Él podría poner luz en la vida más desgraciada y fracasada, pero «el que obra mal… no se acerca a la luz para no verse acusado por sus obras». Cuando vivimos de manera poco digna, evitamos la luz porque nos sentimos mal ante Dios. No queremos mirar al Crucificado. Por el contrario, «el que realiza la verdad, se acerca a la luz». No huye a la oscuridad. No tiene nada que ocultar. Busca con su mirada al Crucificado. Él lo hace vivir en la luz.”

Evangelio

Juan 3,14-21   

“En aquel tiempo, dijo Jesús a Nicodemo: Lo mismo que Moisés elevó la serpiente en el desierto, así tiene que ser elevado el Hijo del hombre, para que todo el que cree en él tenga vida eterna.

Tanto amó Dios al mundo, que entregó a su Hijo único, para que no perezca ninguno de los que creen en él, sino que tengan vida eterna.
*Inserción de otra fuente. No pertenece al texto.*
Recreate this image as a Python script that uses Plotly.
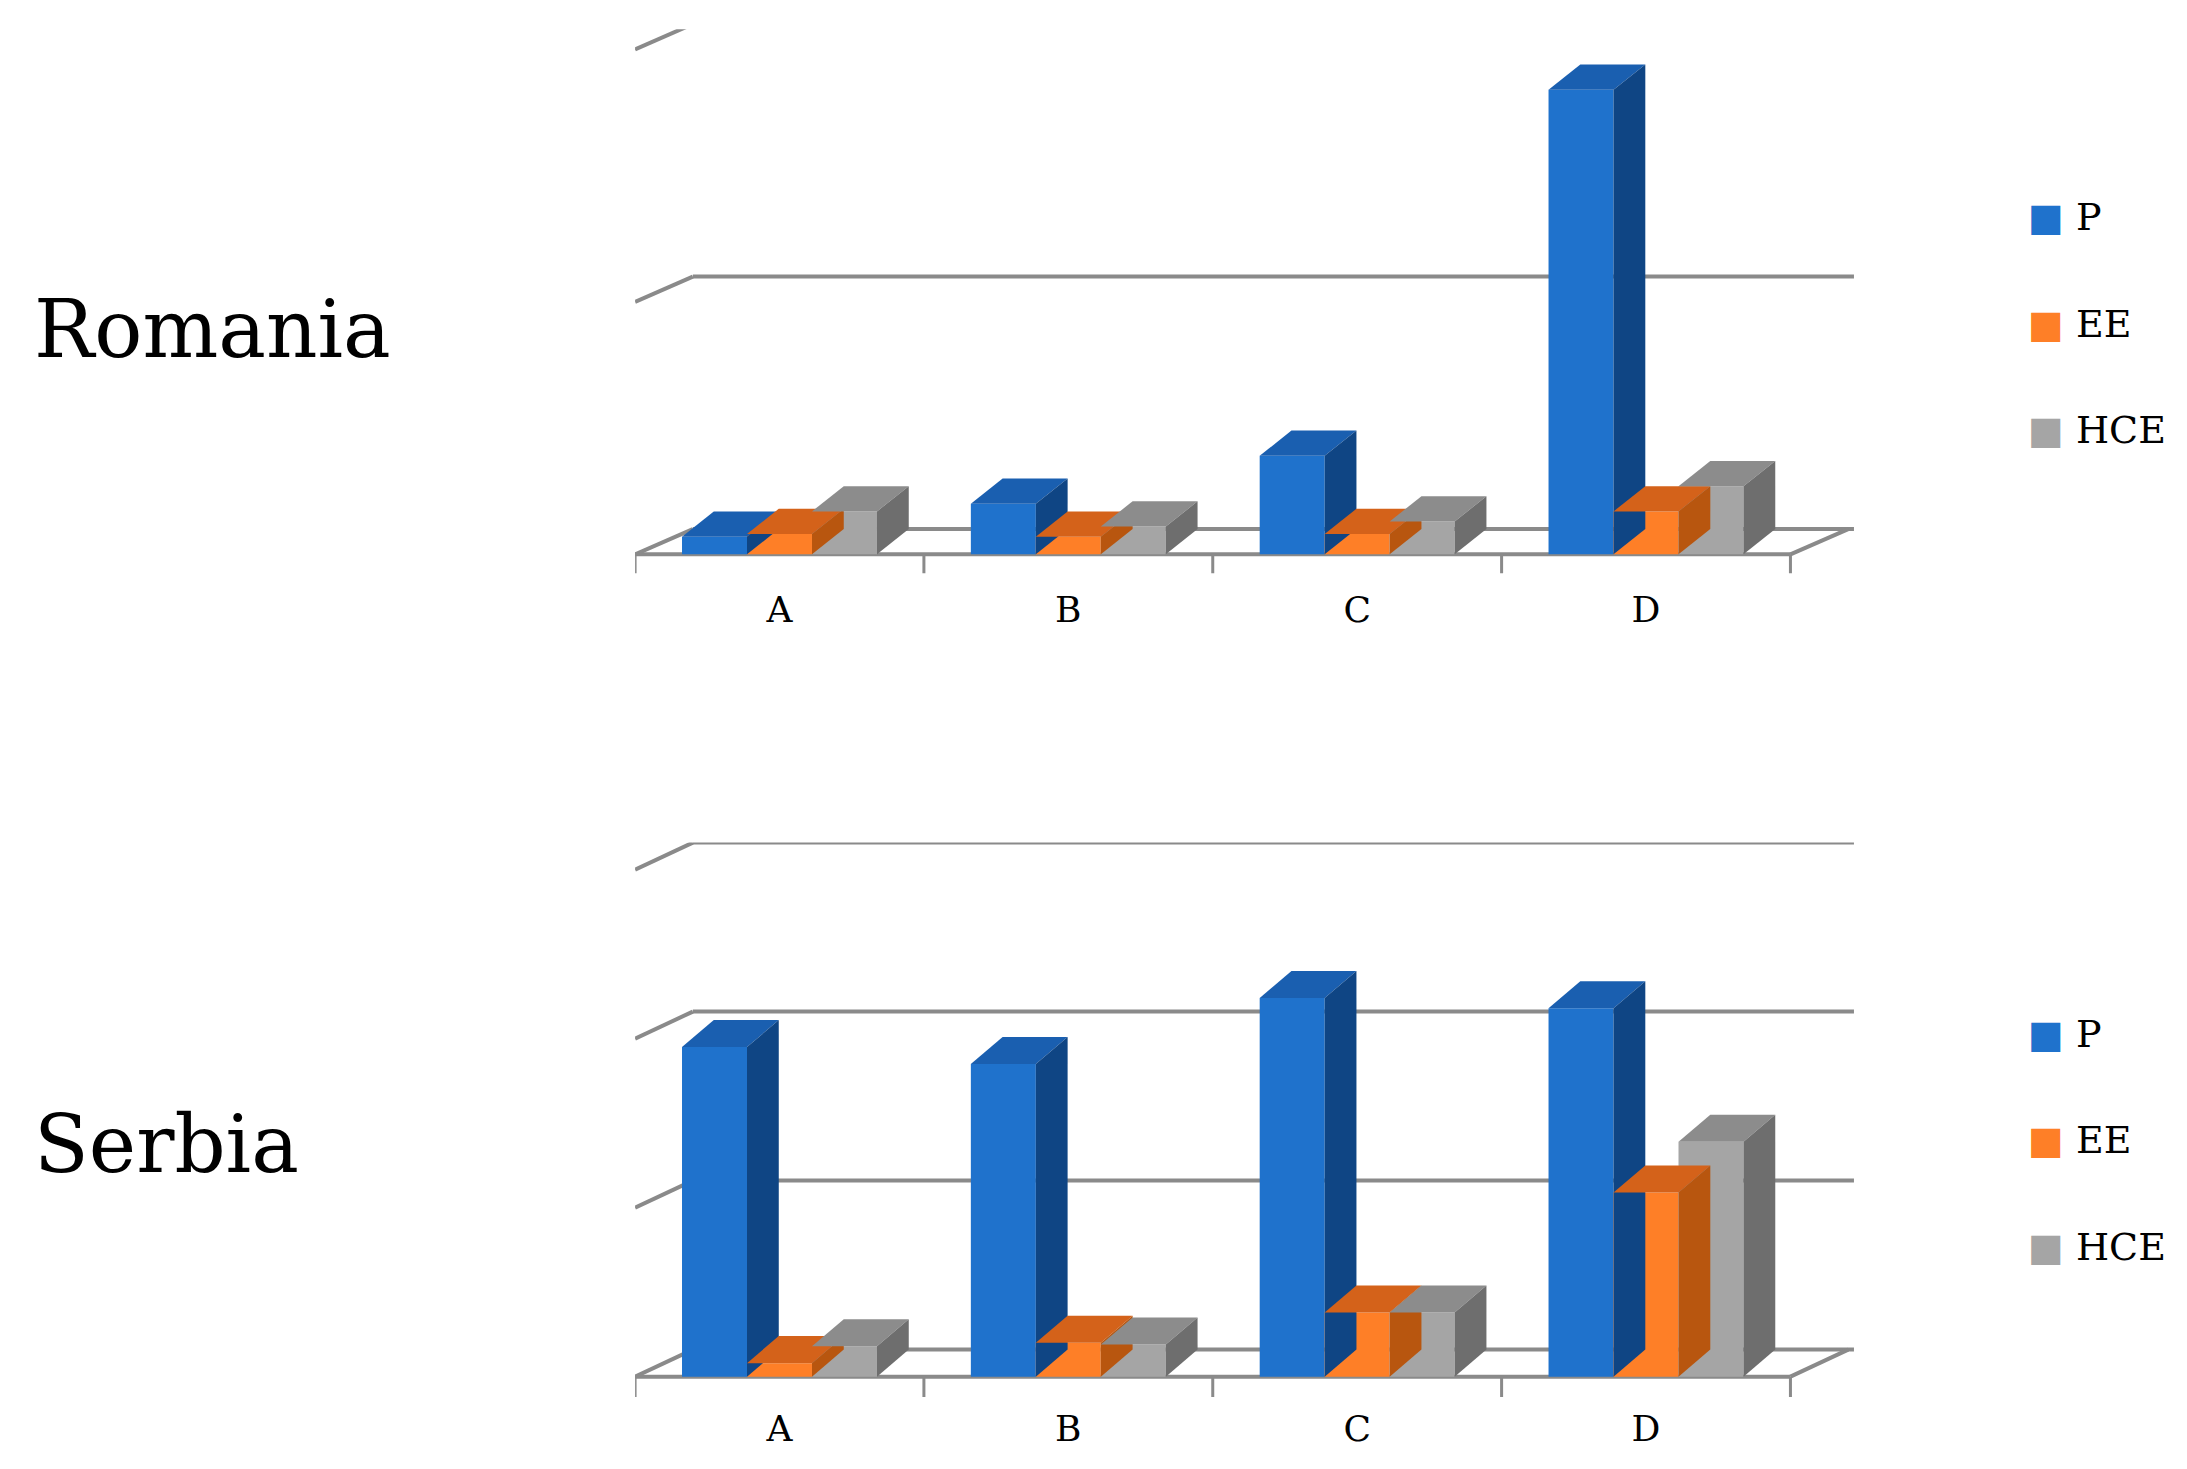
import plotly.graph_objects as go

categories = ["A", "B", "C", "D"]
series = ["P", "EE", "HCE"]
romania_P = [0.07, 0.20, 0.39, 1.84]
romania_EE = [0.08, 0.07, 0.08, 0.17]
romania_HCE = [0.17, 0.11, 0.13, 0.27]
serbia_P = [1.95, 1.85, 2.24, 2.18]
serbia_EE = [0.08, 0.20, 0.38, 1.09]
serbia_HCE = [0.18, 0.19, 0.38, 1.39]

front = {"P": "#1f72cc", "EE": "#fe7f27", "HCE": "#a5a5a5"}
topc = {"P": "#1a5fb0", "EE": "#d4621a", "HCE": "#8c8c8c"}
sidec = {"P": "#0f4584", "EE": "#b8560f", "HCE": "#6e6e6e"}

W, H = 2187, 1469
fig = go.Figure()
panels = [
    dict(name="Romania", data=[romania_P, romania_EE, romania_HCE], grids=[0, 1, 2],
         yr=[-0.12, 2.08], dom=[1 - 409 / 1042, 1 - 15 / 1042], dy=0.10, xa="x", ya="y"),
    dict(name="Serbia", data=[serbia_P, serbia_EE, serbia_HCE], grids=[0, 1, 2, 3],
         yr=[-0.16, 3.16], dom=[1 - 990 / 1042, 1 - 592 / 1042], dy=0.16, xa="x2", ya="y2"),
]
bw = 0.225
offs = [-0.225, 0, 0.225]
dx = 0.2
xr = [-0.5, 3.72]
gridcol = "#8a8a8a"
shapes = []
annotations = []
for pi, p in enumerate(panels):
    xref, yref = p["xa"], p["ya"]
    dy = p["dy"]
    # gridlines (back plane + diagonal)
    for g in p["grids"]:
        shapes.append(dict(type="line", xref=xref, yref=yref, x0=xr[0] + dx, x1=xr[1],
                           y0=g + dy, y1=g + dy, line=dict(color=gridcol, width=4), layer="below"))
        shapes.append(dict(type="line", xref=xref, yref=yref, x0=xr[0], x1=xr[0] + dx,
                           y0=g, y1=g + dy, line=dict(color=gridcol, width=4), layer="below"))
    # floor front edge and right edge
    shapes.append(dict(type="line", xref=xref, yref=yref, x0=-0.5, x1=3.5, y0=0, y1=0,
                       line=dict(color=gridcol, width=4), layer="below"))
    shapes.append(dict(type="line", xref=xref, yref=yref, x0=3.5, x1=3.5 + dx, y0=0, y1=dy,
                       line=dict(color=gridcol, width=4), layer="below"))
    for k in range(5):
        shapes.append(dict(type="line", xref=xref, yref=yref, x0=k - 0.5, x1=k - 0.5,
                           y0=0, y1=-dy * 0.75, line=dict(color=gridcol, width=3)))
    for si, s in enumerate(series):
        vals = p["data"][si]
        for ci, v in enumerate(vals):
            x0 = ci + offs[si] - bw / 2
            x1 = x0 + bw
            d = dx * 0.55
            e = dy
            fig.add_trace(go.Scatter(x=[x0, x0 + d, x1 + d, x1, x0], y=[v, v + e, v + e, v, v],
                                     fill="toself", fillcolor=topc[s], mode="lines",
                                     line=dict(width=0), xaxis=xref, yaxis=yref,
                                     showlegend=False, hoverinfo="skip"))
            fig.add_trace(go.Scatter(x=[x1, x1 + d, x1 + d, x1, x1], y=[0, e, v + e, v, 0],
                                     fill="toself", fillcolor=sidec[s], mode="lines",
                                     line=dict(width=0), xaxis=xref, yaxis=yref,
                                     showlegend=False, hoverinfo="skip"))
        fig.add_trace(go.Bar(x=[c + offs[si] for c in range(4)], y=vals, width=bw,
                             marker=dict(color=front[s], line=dict(width=0)),
                             xaxis=xref, yaxis=yref, showlegend=False, name=s))
    ytop = p["dom"][1]
    ymid = (p["dom"][0] + p["dom"][1]) / 2
    annotations.append(dict(text=p["name"], xref="paper", yref="paper", x=0.011,
                            y=1 - (228 if pi == 0 else 806) / 1042, xanchor="left", yanchor="middle",
                            showarrow=False, font=dict(size=80, family="DejaVu Serif", color="black")))
    ly = [148, 224, 299] if pi == 0 else [728, 803, 879]
    for si, s in enumerate(series):
        annotations.append(dict(text=f"<span style='color:{front[s]}'>■</span> {s}", xref="paper",
                                yref="paper", x=1 - 120 / 1552, y=1 - ly[si] / 1042, xanchor="left",
                                yanchor="middle", showarrow=False,
                                font=dict(size=38, family="DejaVu Serif", color="black")))

axcommon = dict(showgrid=False, zeroline=False, showline=False)
fig.update_layout(
    width=W, height=H, bgcolor=None, paper_bgcolor="white", plot_bgcolor="white",
    margin=dict(l=0, r=0, t=0, b=0), barmode="overlay", showlegend=False,
    shapes=shapes, annotations=annotations,
    font=dict(family="DejaVu Serif", color="black"),
    xaxis=dict(domain=[445 / 1552, 1310 / 1552], range=xr, tickvals=[0, 1, 2, 3], ticktext=categories,
               tickfont=dict(size=36), ticks="", anchor="y", **axcommon),
    yaxis=dict(domain=panels[0]["dom"], range=panels[0]["yr"], visible=False, anchor="x", **axcommon),
    xaxis2=dict(domain=[445 / 1552, 1310 / 1552], range=xr, tickvals=[0, 1, 2, 3], ticktext=categories,
                tickfont=dict(size=36), ticks="", anchor="y2", **axcommon),
    yaxis2=dict(domain=panels[1]["dom"], range=panels[1]["yr"], visible=False, anchor="x2", **axcommon),
) if False else None

fig.update_layout(
    width=W, height=H, paper_bgcolor="white", plot_bgcolor="white",
    margin=dict(l=0, r=0, t=0, b=0), barmode="overlay", showlegend=False,
    shapes=shapes, annotations=annotations,
    font=dict(family="DejaVu Serif", color="black"),
    xaxis=dict(domain=[445 / 1552, 1310 / 1552], range=xr, tickvals=[0, 1, 2, 3], ticktext=categories,
               tickfont=dict(size=36), ticks="", anchor="y", **axcommon),
    yaxis=dict(domain=panels[0]["dom"], range=panels[0]["yr"], visible=False, anchor="x", **axcommon),
    xaxis2=dict(domain=[445 / 1552, 1310 / 1552], range=xr, tickvals=[0, 1, 2, 3], ticktext=categories,
                tickfont=dict(size=36), ticks="", anchor="y2", **axcommon),
    yaxis2=dict(domain=panels[1]["dom"], range=panels[1]["yr"], visible=False, anchor="x2", **axcommon),
)
fig.write_html("out.html")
Porque Dios no mandó a su Hijo al mundo para condenar al mundo, sino para que el mundo se salve por él.

El que cree en él no será condenado; el que no cree ya está condenado, porque no ha creído en el nombre del Hijo único de Dios.

Ésta es la causa de la condenación: que la luz vino al mundo, y los hombres prefirieron la tiniebla a la luz, porque sus obras eran malas.

Pues todo el que obra perversamente detesta la luz, y no se acerca a la luz, para no verse acusado por sus obras.

En cambio, el que realiza la verdad se acerca a la luz, para que se vea que sus obras están hechas según Dios.